Alissa Nutting’s debut was inspired by the case of her former high-school peer, Debra Lafave. A Florida teacher, Lafave pleaded guilty in 2005 to a case of lewd or lascivious battery, after having sex with one of her 14-year-old students. Yet she didn’t go to prison because, her lawyer argued, she was too attractive, and to put her away would be, “like putting a piece of raw meat in with the lions”.

Celeste Price, Nutting’s anti-hero, is betting on the same argument to keep her out of jail. Only, she doesn’t expect ever to be apprehended, because she is cunning in her choice of lover: she goes for quiet boys, those who would be too afraid to say anything to their parents and who lack friends to show off to.
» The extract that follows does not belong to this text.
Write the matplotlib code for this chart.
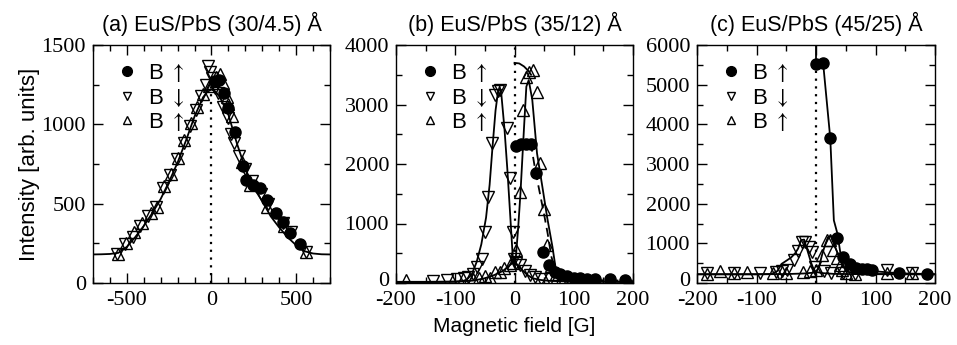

In an interview three years after her sentencing, Lafave attributed her behaviour to a bipolar disorder. Such disorders are known to relate to irrational mood swings, to hypersexuality and low impulse control – yet beyond a primitive acknowledgement of such psychoses in Celeste, Nutting fails to proffer a deeper examination of her character’s driving forces.

Instead, she focuses on satirising a society that prefers to look away, rather than accept that a beautiful woman could hide the darkness of a self-confessed “soulless pervert”. Which is fine as far as it goes – but that’s not terribly far.

In pre-publicity, Nutting made it clear that she wished to provide a contemporary Lolita, but rather than the poetry that makes Humbert Humbert so appallingly appealing, Celeste Price is merely vulgar: when not actively engaging in sex acts with her underage victims – which she often is, in great detail – she is masturbating while dreaming of them or having sex with appropriate adults in order to cover up her indiscretions. Such is her lack of emotional cognisance, she might as well be a robot switched to “rabbit” setting.

The banality of Celeste’s language is surely intended to reflect her sociopathy, but it starts to pall as we wait – and wait – for a broader moral point to be made. When it does arrive, it is too late and far too limited in scope to make the mass of explicit, brazen horror that precedes it worth trawling through.

It is a shame, given the currency of the subject matter, but while Tampa aims to be disquietingly controversial; in the end, it is just disappointingly crude. As empty as its protagonist, the novel is stuck in her superficial worldview and lacks the gravitas or literary panache to pull us out of it.